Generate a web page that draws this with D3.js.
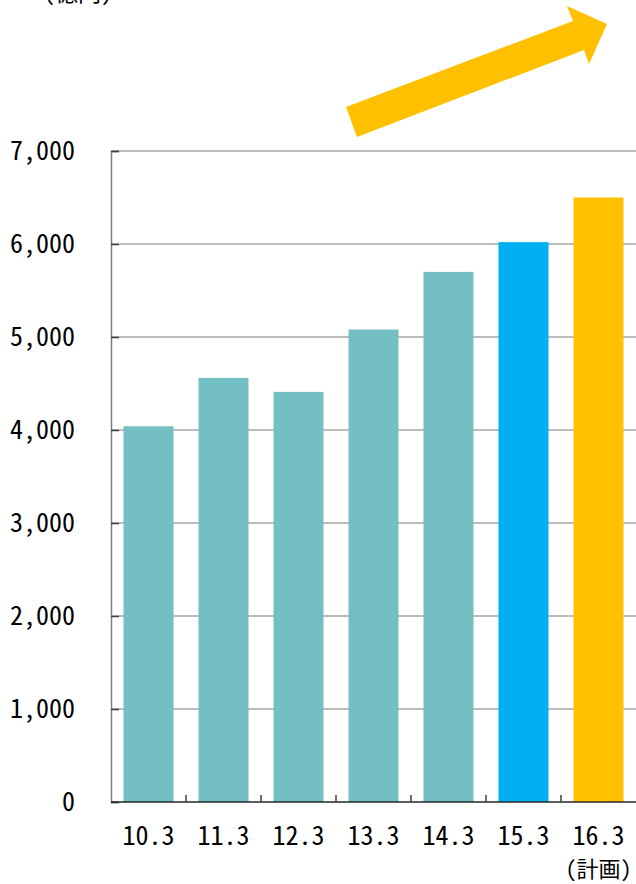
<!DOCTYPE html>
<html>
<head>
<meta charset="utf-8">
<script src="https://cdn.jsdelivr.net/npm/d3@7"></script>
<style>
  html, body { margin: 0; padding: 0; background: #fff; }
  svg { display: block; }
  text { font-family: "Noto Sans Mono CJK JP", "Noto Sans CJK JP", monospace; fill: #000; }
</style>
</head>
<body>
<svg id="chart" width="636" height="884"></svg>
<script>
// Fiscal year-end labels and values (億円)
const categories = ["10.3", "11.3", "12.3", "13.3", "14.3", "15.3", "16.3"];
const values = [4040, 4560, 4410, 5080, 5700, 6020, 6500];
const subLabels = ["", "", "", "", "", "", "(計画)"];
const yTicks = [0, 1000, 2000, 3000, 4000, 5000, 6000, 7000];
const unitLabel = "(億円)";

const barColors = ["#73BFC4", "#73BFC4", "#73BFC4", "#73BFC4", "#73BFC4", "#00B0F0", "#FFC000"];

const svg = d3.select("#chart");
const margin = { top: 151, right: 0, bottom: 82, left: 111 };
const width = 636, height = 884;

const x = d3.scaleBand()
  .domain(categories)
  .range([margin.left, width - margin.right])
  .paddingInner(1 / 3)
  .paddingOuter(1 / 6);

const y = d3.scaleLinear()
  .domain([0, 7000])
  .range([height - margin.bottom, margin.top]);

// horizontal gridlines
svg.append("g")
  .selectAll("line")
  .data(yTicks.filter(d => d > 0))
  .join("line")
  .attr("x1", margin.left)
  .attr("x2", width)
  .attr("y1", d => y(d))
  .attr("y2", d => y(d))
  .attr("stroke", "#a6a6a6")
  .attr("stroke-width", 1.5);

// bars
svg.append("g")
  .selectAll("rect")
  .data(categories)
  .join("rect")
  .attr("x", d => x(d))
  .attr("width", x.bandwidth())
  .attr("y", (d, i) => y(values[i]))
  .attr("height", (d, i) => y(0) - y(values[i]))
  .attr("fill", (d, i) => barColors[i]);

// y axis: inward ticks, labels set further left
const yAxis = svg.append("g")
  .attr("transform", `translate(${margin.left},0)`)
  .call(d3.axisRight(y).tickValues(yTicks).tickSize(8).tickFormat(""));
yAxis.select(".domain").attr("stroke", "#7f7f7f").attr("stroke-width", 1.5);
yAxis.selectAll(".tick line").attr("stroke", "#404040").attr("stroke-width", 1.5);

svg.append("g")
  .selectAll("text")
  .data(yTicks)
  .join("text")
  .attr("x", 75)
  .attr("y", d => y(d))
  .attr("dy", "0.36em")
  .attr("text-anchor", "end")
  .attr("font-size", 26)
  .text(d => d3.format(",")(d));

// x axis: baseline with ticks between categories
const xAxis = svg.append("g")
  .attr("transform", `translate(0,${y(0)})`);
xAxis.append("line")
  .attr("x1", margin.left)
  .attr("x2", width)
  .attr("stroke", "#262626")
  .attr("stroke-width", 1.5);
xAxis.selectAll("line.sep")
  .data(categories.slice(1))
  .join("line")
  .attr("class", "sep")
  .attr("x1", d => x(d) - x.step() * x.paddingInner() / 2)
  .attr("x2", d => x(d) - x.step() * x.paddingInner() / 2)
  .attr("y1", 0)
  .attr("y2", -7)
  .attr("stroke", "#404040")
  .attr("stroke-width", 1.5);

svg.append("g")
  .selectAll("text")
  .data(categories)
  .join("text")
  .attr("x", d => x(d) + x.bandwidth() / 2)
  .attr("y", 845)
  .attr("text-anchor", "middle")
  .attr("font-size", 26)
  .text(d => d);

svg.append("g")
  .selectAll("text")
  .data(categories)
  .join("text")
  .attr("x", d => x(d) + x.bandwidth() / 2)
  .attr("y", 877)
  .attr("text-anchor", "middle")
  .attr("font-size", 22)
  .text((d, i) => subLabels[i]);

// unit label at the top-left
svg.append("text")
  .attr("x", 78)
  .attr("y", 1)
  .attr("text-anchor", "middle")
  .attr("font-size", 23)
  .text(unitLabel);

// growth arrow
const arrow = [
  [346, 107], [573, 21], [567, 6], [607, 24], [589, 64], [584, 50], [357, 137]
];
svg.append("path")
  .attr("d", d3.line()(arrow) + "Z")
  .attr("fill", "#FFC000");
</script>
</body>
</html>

-------

* _EXERCISE DESCRIPTION_: Copy each line exactly, and leave the pictures out of your copy.

* _EXERCISE RESULT_:
Generate a web page that draws this with D3.js.
<!DOCTYPE html>
<html>
<head>
<meta charset="utf-8">
<script src="https://cdn.jsdelivr.net/npm/d3@7"></script>
<style>
  html, body { margin: 0; padding: 0; background: #fff; }
  svg { display: block; }
  text { font-family: "Noto Sans Mono CJK JP", "Noto Sans CJK JP", monospace; fill: #000; }
</style>
</head>
<body>
<svg id="chart" width="636" height="884"></svg>
<script>
// Fiscal year-end labels and values (億円)
const categories = ["10.3", "11.3", "12.3", "13.3", "14.3", "15.3", "16.3"];
const values = [4040, 4560, 4410, 5080, 5700, 6020, 6500];
const subLabels = ["", "", "", "", "", "", "(計画)"];
const yTicks = [0, 1000, 2000, 3000, 4000, 5000, 6000, 7000];
const unitLabel = "(億円)";

const barColors = ["#73BFC4", "#73BFC4", "#73BFC4", "#73BFC4", "#73BFC4", "#00B0F0", "#FFC000"];

const svg = d3.select("#chart");
const margin = { top: 151, right: 0, bottom: 82, left: 111 };
const width = 636, height = 884;

const x = d3.scaleBand()
  .domain(categories)
  .range([margin.left, width - margin.right])
  .paddingInner(1 / 3)
  .paddingOuter(1 / 6);

const y = d3.scaleLinear()
  .domain([0, 7000])
  .range([height - margin.bottom, margin.top]);

// horizontal gridlines
svg.append("g")
  .selectAll("line")
  .data(yTicks.filter(d => d > 0))
  .join("line")
  .attr("x1", margin.left)
  .attr("x2", width)
  .attr("y1", d => y(d))
  .attr("y2", d => y(d))
  .attr("stroke", "#a6a6a6")
  .attr("stroke-width", 1.5);

// bars
svg.append("g")
  .selectAll("rect")
  .data(categories)
  .join("rect")
  .attr("x", d => x(d))
  .attr("width", x.bandwidth())
  .attr("y", (d, i) => y(values[i]))
  .attr("height", (d, i) => y(0) - y(values[i]))
  .attr("fill", (d, i) => barColors[i]);

// y axis: inward ticks, labels set further left
const yAxis = svg.append("g")
  .attr("transform", `translate(${margin.left},0)`)
  .call(d3.axisRight(y).tickValues(yTicks).tickSize(8).tickFormat(""));
yAxis.select(".domain").attr("stroke", "#7f7f7f").attr("stroke-width", 1.5);
yAxis.selectAll(".tick line").attr("stroke", "#404040").attr("stroke-width", 1.5);

svg.append("g")
  .selectAll("text")
  .data(yTicks)
  .join("text")
  .attr("x", 75)
  .attr("y", d => y(d))
  .attr("dy", "0.36em")
  .attr("text-anchor", "end")
  .attr("font-size", 26)
  .text(d => d3.format(",")(d));

// x axis: baseline with ticks between categories
const xAxis = svg.append("g")
  .attr("transform", `translate(0,${y(0)})`);
xAxis.append("line")
  .attr("x1", margin.left)
  .attr("x2", width)
  .attr("stroke", "#262626")
  .attr("stroke-width", 1.5);
xAxis.selectAll("line.sep")
  .data(categories.slice(1))
  .join("line")
  .attr("class", "sep")
  .attr("x1", d => x(d) - x.step() * x.paddingInner() / 2)
  .attr("x2", d => x(d) - x.step() * x.paddingInner() / 2)
  .attr("y1", 0)
  .attr("y2", -7)
  .attr("stroke", "#404040")
  .attr("stroke-width", 1.5);

svg.append("g")
  .selectAll("text")
  .data(categories)
  .join("text")
  .attr("x", d => x(d) + x.bandwidth() / 2)
  .attr("y", 845)
  .attr("text-anchor", "middle")
  .attr("font-size", 26)
  .text(d => d);

svg.append("g")
  .selectAll("text")
  .data(categories)
  .join("text")
  .attr("x", d => x(d) + x.bandwidth() / 2)
  .attr("y", 877)
  .attr("text-anchor", "middle")
  .attr("font-size", 22)
  .text((d, i) => subLabels[i]);

// unit label at the top-left
svg.append("text")
  .attr("x", 78)
  .attr("y", 1)
  .attr("text-anchor", "middle")
  .attr("font-size", 23)
  .text(unitLabel);

// growth arrow
const arrow = [
  [346, 107], [573, 21], [567, 6], [607, 24], [589, 64], [584, 50], [357, 137]
];
svg.append("path")
  .attr("d", d3.line()(arrow) + "Z")
  .attr("fill", "#FFC000");
</script>
</body>
</html>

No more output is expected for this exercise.